Karl Benjamin, the painter known for his brilliantly colored geometric works, died July 26. He was 86.
In the exhibition catalog from Louis Stern Fine Arts’s 2007 survey of Benjamin’s work, art critic Dave Hickey wrote, “I can think of no other artist whose paintings exude the joy and pleasure of being an artist with more intensity than Karl Benjamin’s, nor any other artist whose long teaching careers has left no blemish of cynicism on his practice.”
Benjamin was born in 1925 in Chicago. In 1943, he enrolled at Northwestern University; however, he quickly dropped out to join the U.S. Navy. After completing his service in 1946, he moved to California to continue his studies. In 1949, after receiving his bachelor’s degree, he married Beverly Jean Paschke and began his elementary school teaching career.

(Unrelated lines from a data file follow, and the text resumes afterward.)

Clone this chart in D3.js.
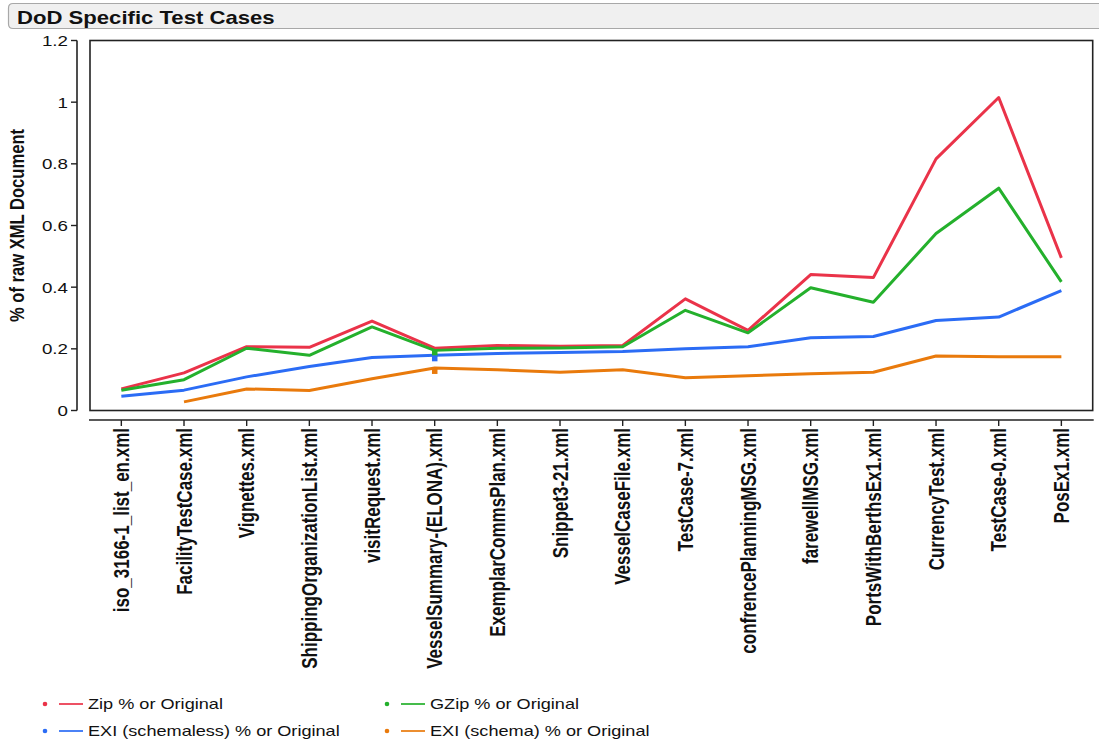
<!DOCTYPE html>
<html>
<head>
<meta charset="utf-8">
<script src="https://cdn.jsdelivr.net/npm/d3@7"></script>
<style>
  body { margin: 0; background: #fff; }
  svg { display: block; font-family: "Liberation Sans", Arial, sans-serif; }
</style>
</head>
<body>
<svg id="chart" width="1099" height="742"></svg>
<script>
const files = [
  "iso_3166-1_list_en.xml", "FacilityTestCase.xml", "Vignettes.xml",
  "ShippingOrganizationList.xml", "visitRequest.xml", "VesselSummary-(ELONA).xml",
  "ExemplarCommsPlan.xml", "Snippet3-21.xml", "VesselCaseFile.xml", "TestCase-7.xml",
  "confrencePlanningMSG.xml", "farewellMSG.xml", "PortsWithBerthsEx1.xml",
  "CurrencyTest.xml", "TestCase-0.xml", "PosEx1.xml"
];

const zipValues = [0.070, 0.122, 0.207, 0.205, 0.290, 0.202, 0.211, 0.208, 0.211, 0.362, 0.260, 0.441, 0.431, 0.816, 1.015, 0.495];
const gzipValues = [0.066, 0.100, 0.202, 0.179, 0.271, 0.195, 0.202, 0.203, 0.207, 0.325, 0.252, 0.398, 0.351, 0.574, 0.721, 0.417];
const exiSchemalessValues = [0.046, 0.066, 0.109, 0.143, 0.172, 0.179, 0.185, 0.188, 0.191, 0.200, 0.207, 0.236, 0.240, 0.292, 0.303, 0.389];
const exiSchemaValues = [null, 0.028, 0.070, 0.065, 0.103, 0.138, 0.132, 0.124, 0.132, 0.106, 0.113, 0.119, 0.124, 0.177, 0.174, 0.174];

const yTicks = [0, 0.2, 0.4, 0.6, 0.8, 1, 1.2];

const series = [
  { label: "Zip % or Original", color: "#ea3349", values: zipValues },
  { label: "GZip % or Original", color: "#24b02c", values: gzipValues },
  { label: "EXI (schemaless) % or Original", color: "#2b6cf5", values: exiSchemalessValues },
  { label: "EXI (schema) % or Original", color: "#e97a0c", values: exiSchemaValues }
];

// the picture is stretched horizontally, so text gets the same stretch
const sx = 1.25;
const svg = d3.select("#chart");

const frame = { left: 90, right: 1092.7, top: 40.5, bottom: 410.5 };

const x = d3.scalePoint()
  .domain(files)
  .range([frame.left, frame.right])
  .padding(0.5);

const y = d3.scaleLinear()
  .domain([0, 1.2])
  .range([frame.bottom, frame.top]);

// title bar
svg.append("path")
  .attr("d", "M1100,3.5 H13 Q8.5,3.5 8.5,8 V24 Q8.5,28.5 13,28.5 H1100")
  .attr("fill", "#f0f0f0")
  .attr("stroke", "#a8a8a8")
  .attr("stroke-width", 1.2);

svg.append("text")
  .attr("transform", "translate(17,24) scale(" + sx + ",1)")
  .attr("font-size", 17.7)
  .attr("font-weight", "bold")
  .attr("fill", "#111")
  .text("DoD Specific Test Cases");

// plot frame
svg.append("rect")
  .attr("x", frame.left)
  .attr("y", frame.top)
  .attr("width", frame.right - frame.left)
  .attr("height", frame.bottom - frame.top)
  .attr("fill", "none")
  .attr("stroke", "#222")
  .attr("stroke-width", 1.6);

// y axis
const yAxis = svg.append("g");
yAxis.append("line")
  .attr("x1", 77).attr("x2", 77)
  .attr("y1", y(1.2)).attr("y2", y(0))
  .attr("stroke", "#222").attr("stroke-width", 1.6);

yAxis.selectAll("line.tick")
  .data(yTicks)
  .join("line")
  .attr("class", "tick")
  .attr("x1", 71).attr("x2", 77)
  .attr("y1", (d) => y(d)).attr("y2", (d) => y(d))
  .attr("stroke", "#222").attr("stroke-width", 1.4);

yAxis.selectAll("text")
  .data(yTicks)
  .join("text")
  .attr("transform", (d) => `translate(68,${y(d)}) scale(${sx},1)`)
  .attr("text-anchor", "end")
  .attr("dy", "0.36em")
  .attr("font-size", 15)
  .attr("fill", "#111")
  .text((d) => d3.format("~g")(d));

svg.append("text")
  .attr("transform", `translate(17,${(frame.top + frame.bottom) / 2}) scale(${sx},1) rotate(-90)`)
  .attr("text-anchor", "middle")
  .attr("dy", "0.36em")
  .attr("font-size", 16.6)
  .attr("font-weight", "bold")
  .attr("fill", "#111")
  .text("% of raw XML Document");

// x axis
const xAxis = svg.append("g");
xAxis.append("line")
  .attr("x1", frame.left - 1).attr("x2", frame.right + 1)
  .attr("y1", 420).attr("y2", 420)
  .attr("stroke", "#222").attr("stroke-width", 1.6);

xAxis.selectAll("line.tick")
  .data(files)
  .join("line")
  .attr("class", "tick")
  .attr("x1", (d) => x(d)).attr("x2", (d) => x(d))
  .attr("y1", 420).attr("y2", 426)
  .attr("stroke", "#222").attr("stroke-width", 1.4);

xAxis.selectAll("text")
  .data(files)
  .join("text")
  .attr("transform", (d) => `translate(${x(d)},428) scale(${sx},1) rotate(-90)`)
  .attr("text-anchor", "end")
  .attr("dy", "0.36em")
  .attr("font-size", 17)
  .attr("font-weight", "bold")
  .attr("fill", "#111")
  .text((d) => d);

// lines
const line = d3.line()
  .defined((d) => d != null)
  .x((d, i) => x(files[i]))
  .y((d) => y(d));

svg.selectAll("path.series")
  .data(series)
  .join("path")
  .attr("class", "series")
  .attr("d", (d) => line(d.values))
  .attr("fill", "none")
  .attr("stroke", (d) => d.color)
  .attr("stroke-width", 3)
  .attr("stroke-linejoin", "round");

// small square markers at the VesselSummary point
const marked = files[5];
svg.selectAll("rect.marker")
  .data(series.slice(1))
  .join("rect")
  .attr("class", "marker")
  .attr("x", x(marked) - 2.7)
  .attr("y", (d) => y(d.values[5]))
  .attr("width", 5.5)
  .attr("height", 6)
  .attr("fill", (d) => d.color);

// legend
const legend = svg.append("g");
const legendItems = legend.selectAll("g")
  .data(series)
  .join("g")
  .attr("transform", (d, i) => `translate(${i % 2 === 0 ? 45 : 387},${i < 2 ? 704 : 731})`);

legendItems.append("circle")
  .attr("r", 2.3)
  .attr("fill", (d) => d.color);

legendItems.append("line")
  .attr("x1", 14).attr("x2", 38)
  .attr("y1", 0).attr("y2", 0)
  .attr("stroke", (d) => d.color)
  .attr("stroke-opacity", 0.85)
  .attr("stroke-width", 2);

legendItems.append("text")
  .attr("transform", `translate(43,0) scale(${sx},1)`)
  .attr("dy", "0.36em")
  .attr("font-size", 14.5)
  .attr("fill", "#111")
  .text((d) => d.label);
</script>
</body>
</html>
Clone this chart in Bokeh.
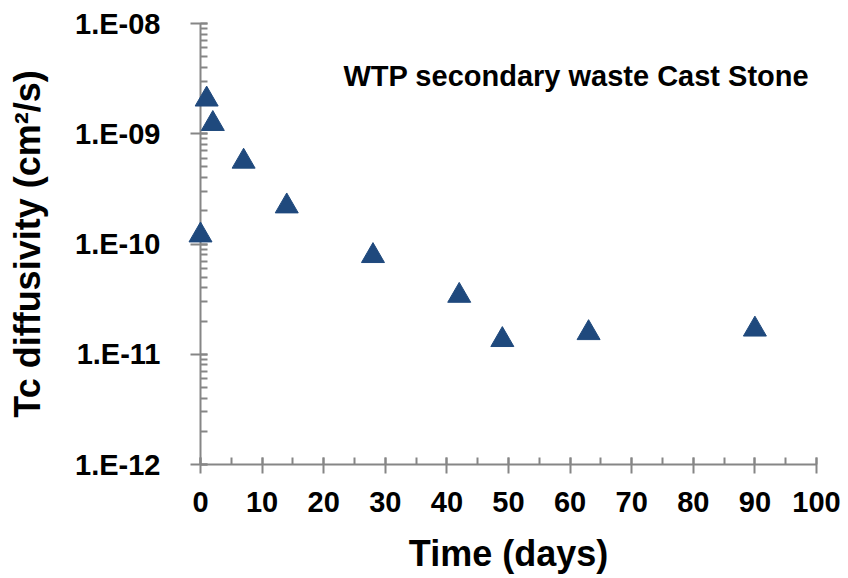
from bokeh.plotting import figure
from bokeh.models import Range1d, Label, LogTicker, SingleIntervalTicker, CustomJSTickFormatter
from bokeh.embed import file_html
from bokeh.resources import INLINE

# Data
days = [0, 1, 2, 7, 14, 28, 42, 49, 63, 90]
tc_diffusivity = [1.2e-10, 2.05e-9, 1.23e-9, 5.6e-10, 2.2e-10, 7.8e-11, 3.4e-11, 1.35e-11, 1.56e-11, 1.68e-11]

FONT = "Liberation Sans"
AXIS_GREY = "#868686"

p = figure(
    width=848, height=578,
    x_range=Range1d(0, 100),
    y_range=Range1d(1e-12, 1e-8),
    y_axis_type="log",
    output_backend="svg",
    toolbar_location=None,
    min_border_left=200, min_border_right=32,
    min_border_top=23, min_border_bottom=114,
)
p.outline_line_color = None
p.xgrid.grid_line_color = None
p.ygrid.grid_line_color = None
p.background_fill_color = "white"
p.border_fill_color = "white"

# overlay level so the day-0 marker is not clipped at the y axis
p.scatter(days, tc_diffusivity, marker="triangle", size=23,
          fill_color="#1F497D", line_color="#1F497D", level="overlay")

# x axis
p.xaxis.ticker = SingleIntervalTicker(interval=10, num_minor_ticks=2)
p.xaxis.axis_label = "Time (days)"
# y axis
p.yaxis.ticker = LogTicker(num_minor_ticks=10)
p.yaxis.formatter = CustomJSTickFormatter(code="""
    const e = Math.round(Math.log10(tick));
    const a = Math.abs(e);
    return "1.E" + (e < 0 ? "-" : "+") + (a < 10 ? "0" : "") + a;
""")
p.yaxis.axis_label = "Tc diffusivity (cm\u00b2/s)"

for ax in (p.xaxis, p.yaxis):
    ax.axis_line_color = AXIS_GREY
    ax.axis_line_width = 2
    ax.major_tick_line_color = AXIS_GREY
    ax.major_tick_line_width = 2
    ax.minor_tick_line_color = AXIS_GREY
    ax.minor_tick_line_width = 2
    ax.minor_tick_in = 7
    ax.minor_tick_out = 0
    ax.major_tick_in = 7
    ax.major_label_text_font = FONT
    ax.major_label_text_font_style = "bold"
    ax.major_label_text_font_size = "29px"
    ax.major_label_text_color = "black"
    ax.axis_label_text_font = FONT
    ax.axis_label_text_font_style = "bold"
    ax.axis_label_text_font_size = "36px"
    ax.axis_label_text_color = "black"

p.xaxis.major_tick_out = 9
p.xaxis.major_label_standoff = 18
p.xaxis.axis_label_standoff = 18
p.yaxis.major_tick_out = 10
p.yaxis.major_label_standoff = 30
p.yaxis.axis_label_standoff = 24

title = Label(x=23.2, y=3.37e-9, text="WTP secondary waste Cast Stone",
              text_font=FONT, text_font_style="bold", text_font_size="29px",
              text_color="black", text_baseline="middle")
p.add_layout(title)

open("out.html", "w").write(file_html(p, INLINE))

The artist taught for 20 years in public elementary schools in San Bernardino County, Chino and Claremont, and through this experience became interested in the impact of different colors on one another.
Benjamin gained international recognition 1959 when he was included in a traveling exhibition, “Four Abstract Classicists,” alongside Lorser Feitelson, John McLaughlin and Frederick Hammersley. Benjamin showed at the Whitney, the San Francisco Museum of Modern Art, the Los Angeles County Museum of Art and the Art Institute of Chicago, among many other venues.
From 1979 to 1994, Benjamin taught as a professor at Pomona College, where he was also artist in residence.